I came to realize after our 45 minute session of intervals that all our stories are very similar. And while this journey is lonely, we can rest assured that we are not the only one making changes, finding strength, falling down and learning to pick ourselves up.
Angelina’s story is one that I know too well. And without exposing all she shared with me, I want to share this – we need to let go of who we thought we were, who others expect us to be and start living of life of me.
Until we are willing to go of EVERYTHING that is hindering us from living a life of ME, it may be impossible to move from where we are – if that’s a place of being stuck, then chances are, that’s where you may be left until things give. I left my career. That’s pretty big. With that stress and worry lifted off my shoulders I saw a shift in my weight dramatically the months following.
What else? I started being me. That’s a pretty big thing too – I stopped being the hub of my extended family. I didn’t meddle in who was doing what, making sure everyone was taking care of and communicating regularly. I haven’t talked to my dad face to face in over a year. Reason being? I can’t take responsibility for choices others make. I wake up every day knowing that the life I lead and the lessons I teach my children are the only things within my control. I can’t persuade or alter what others do in their lives. I will just send out love to them and hope one day they find the love in themselves to have me back in their lives when ready.
But there are other facets in my my life right now that are stuck. And I need to realize, until I unstuckafy them, or at least have the courage to want to change, I will be where I am today. So I either need to ‘be willing to get rid of the life that was planned for me’ or carry on not living in absolute truth.

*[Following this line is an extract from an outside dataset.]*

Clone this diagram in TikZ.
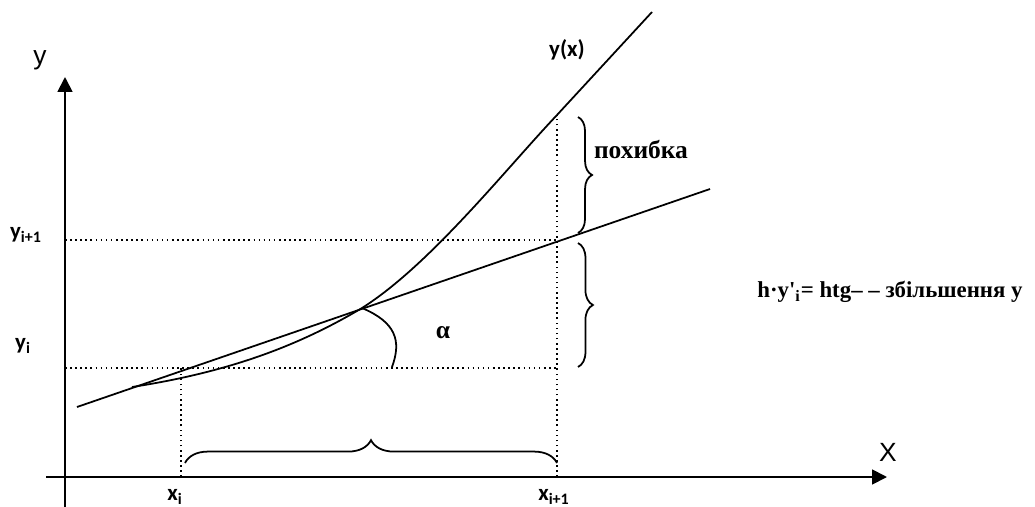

This isn’t easy. You may wake up every day miserable in your relationships, but unwilling or scared to move forward because of how that decision will impact others around you. You may be sitting at a desk right now reading this, knowing that you were not meant to sit in the confines of a cubicle typing away at a computer. You may be overweight, 40, 50, 60 pounds or more and just do not know what has to give for you to live a life of freedom and health in a body what was given to you as a gift at birth. What life is waiting for you?
My formula of nutrition and activity may be a simple one, but the third and most important part of this equation is what happens in the 24 hours of every day of our lives. If our actions are not supporting where we WANT to be, all the greens and squats in the world wont sustain us.
I am going out to run my 5k today and think about small changes I can make to move closer to the life that is planned for me. I hope this post inspires you to make some similar steps.